It just so happens that my new book - out next week, details here - is set at this time of year. It opens on Thanksgiving morning in the owners' flat at the Last Ditch Motel, where fish-out-of-water Scot, Lexy Campbell has just committed the sin of suggesting she cut up some fruit in case anyone feels like something fresh for dessert . . .

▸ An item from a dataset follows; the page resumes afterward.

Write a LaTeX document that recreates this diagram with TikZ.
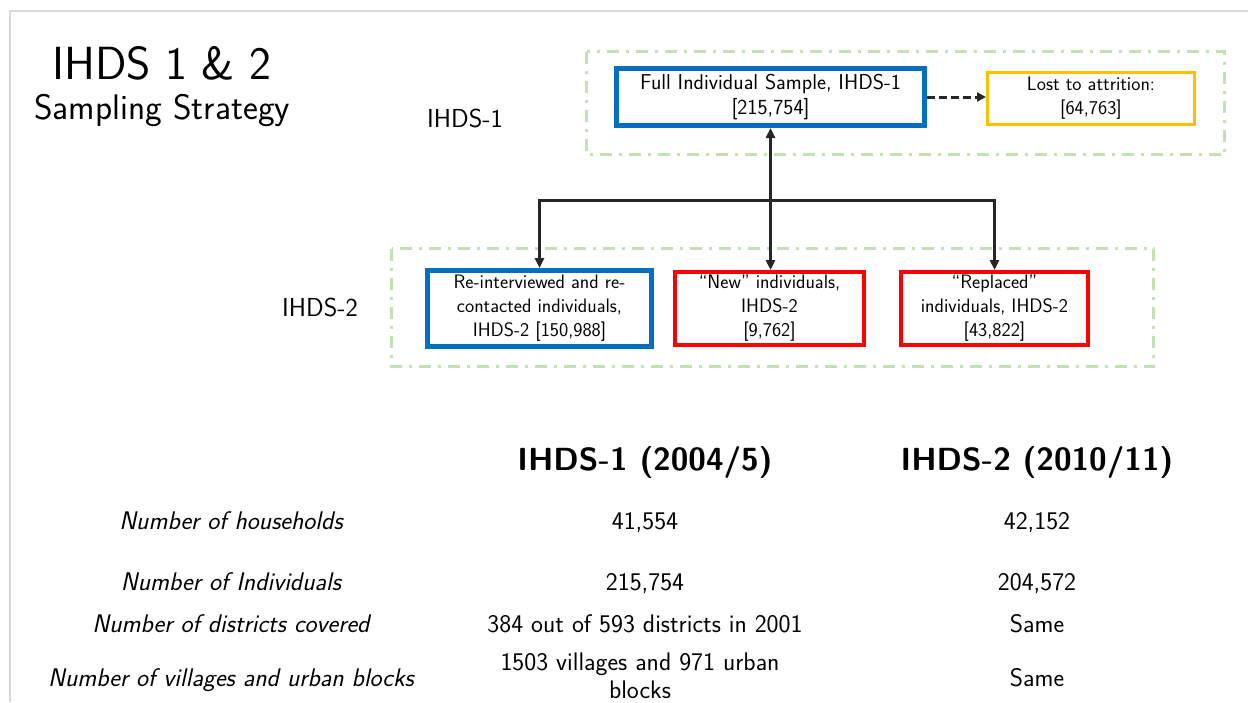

"Purely because, on the many surfaces around the kitchen there were: a vat of Mexican wedding soup big enough to drown the entire bridal party except that it was so thick everyone could walk across it to the edge of the pot even in stilettoes; two commercial (surely) bakers’ trays of rolls that smelled like cakes and definitely had sugar on the top: three washing-up-basin-sized bowls of alleged mashed potato which were actually cream and melted butter held together with just enough potato starch to mean you’d need a spoon to serve them rather than a jug with a spout; three similarly-sized bowls of mashed yams reeking of what I hoped was nutmeg but feared was cinnamon and topped with full-sized burnt marshmallows i.e. not the dinky ones from cups of cocoa but ones you’d have to bite in half or risk needing a Heimlich if you tried to breathe while chewing; a casserole dish (apparently – my first guess had been paddling pool) of stuffing (apparently – my first guess, having seen the cranberries, walnuts, and orange peel, had been cake-mix); a wheelbarrow without its wheels (Noleen called it a bowl, but seriously) of pure, cheese-topped, butter-slicked extra-thick cream which allegedly had vegetables in it (onions and green beans if you were gullible enough to believe that); five shoe-box-sized tureens full of jam I was supposed to call sauce; and of course a mysterious object roughly the size of a suitcase you'd never be allowed to carry on, which was probably a turkey but couldn’t be identified since every square inch of it was wrapped in bacon and smelled only of maple syrup from the cake crumbs (supposedly breadcrumbs, but I’ve watched every episode of bread week in that tent and this was cake) bursting out of it at both ends like a baking soda volcano.
So it seemed to me that, if we were going to start with sliceable soup and carry on to whole cakes, crumbled cakes, cheese, butter, cream, marshmallows, jam and maple syrup with some meat and veg thrown on as a kind of garnish, maybe we needed to finish with an alternative to the five pies that were perched all around: on the breakfast bar; on both bar stools; in a trio on the windowsill, on the- Hang on, that’s six. Wait. Pumpkin pie on the breakfast bar, two pecan pies on the stools, a cherry lattice, a chocolate cream and a key lime on the windowsill. Yes, six. No - plus an apple cobbler on top of the microwave. As I was saying, it seemed to me that maybe we needed a lighter alternative to seve- Eight! There was a cheesecake in the dishrack – alternative to eight – Nine! I had just spotted a peach flan by the coffeemaker – alternative to nine pies for pudding."